Tel est le cas à la Ligue de défense des droits de l’enfant, qui regroupe des familles d’enfants handicapés. Dans une lettre adressée aux sénateurs, ils viennent de dénoncer ce texte qui “déresponsabilise totalement le corps médical (…) A la faveur d’un tel texte, les parents et les enfants seront tous à la merci des médecins et des professionnels de l’enfance, les moins intègres et les moins scrupuleux”, écrivent-ils en rappelant ces erreurs de diagnostic (autisme, maladie de os de verre) ayant conduit à des signalements ou des placements abusifs alors que les sanctions sont extrêmement rares à l’encontre des médecins, même lorsque la preuve de l’erreur est apportée, font-ils valoir. Objection, coupe Colette Giudicelli : la proposition de loi spécifie bien que les professionnels de santé sont protégés “sauf si leur mauvaise foi est avérée”.
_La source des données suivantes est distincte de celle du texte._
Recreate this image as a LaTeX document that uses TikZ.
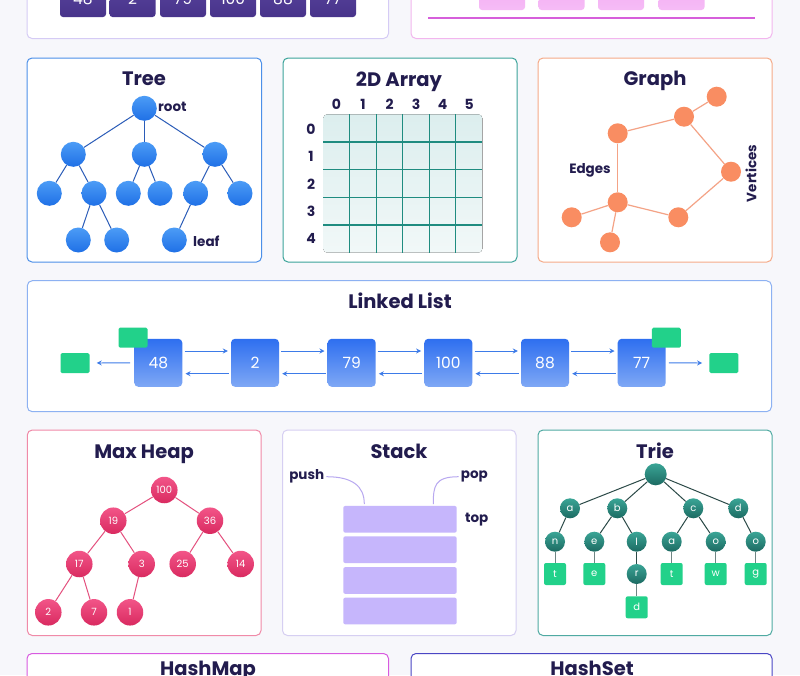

Refusant le “tout ou rien”, la sénatrice des Alpes-Maritimes espère que ce texte “rassurera et protègera les médecins”. Son ambition est que “cela fonctionne très bien. La suppression de l’obligation va de pair avec une information pour mieux savoir détecter les violences et connaître les règles du signalement. Les médecins doivent savoir qu’ils sont protégés, mais il faut en retour que le mécanisme soit efficace”. Un point est prévu dans un an avec la Haute autorité de santé et “s’il n’y a pas d’amélioration, on ira jusqu’au bout”.

Aller jusqu’au bout, voilà ce qu’espère depuis 1999 le Dr Catherine Bonnet, psychiatre d’enfants, qui a fait sept tentatives auprès de parlementaires, pour qu’ils imposent l’obligation de signalement et modifient en ce sens la loi de 2004 sur l’accueil et la protection de l’enfance.

 

“Nous défendons l’idée que l’obligation de signaler un soupçon protège le médecin”

Avec Eric de Montgolfier, procureur général honoraire et le Dr Jean-Louis Chabernaud, pédiatre hospitalier et président du SNPEH (syndicat national des pédiatres des établissements hospitaliers), cette praticienne qui a fait l’objet de 6 plaintes disciplinaires et 2 plaintes pénales en sept ans, a rédigé une lettre à destination des parlementaires, où ils exposent leurs arguments. “Nous avons rédigé cette lettre ouverte car nous n’avons pas été auditionnés. Nous ne comprenons pas pourquoi. Nous défendons l’idée que l’obligation de signaler un soupçon protège le médecin. Il appartient ensuite au procureur de faire l’enquête”. Il est ainsi défendu, dans la lettre ouverte, l’idée que “tant que le médecin aura la faculté de choisir entre s’abstenir ou signaler, il restera exposé plus facilement à la contestation de son initiative”. Pour ces spécialistes, le choix expose davantage la responsabilité que l’obligation :”il n’est pas de nature à dissuader les plaintes, mais au contraire à les encourager sans que le praticien puise exciper de l’ordre de la loi”.

En outre, l’obligation peut empêcher la récidive et le risque de violences intrafamiliales. Elle est en vigueur aux USA, au Canada et dans 12 pays d’Europe. “La France est très en retard, constate le Dr Bonnet. Il n’y a pas de démocratie pour les enfants. Malgré les recommandations de la HAS en 2011, les poursuites contre les professionnels continuent. Les formations ne suffisent pas. Il faut aller jusqu’au bout”. Les signataires de cette lettre ouverte demandent la tenue d’un débat, réunissant tous les partis politiques, un travail conjoint.

Soutenue à l’unanimité par l’Assemblée et le Sénat, la proposition de loi Giudicelli doit être signée d’ici 8 à 15 jours par le président de la République pour devenir une loi. Elle sera applicable dès le lendemain de sa publication au journal officiel.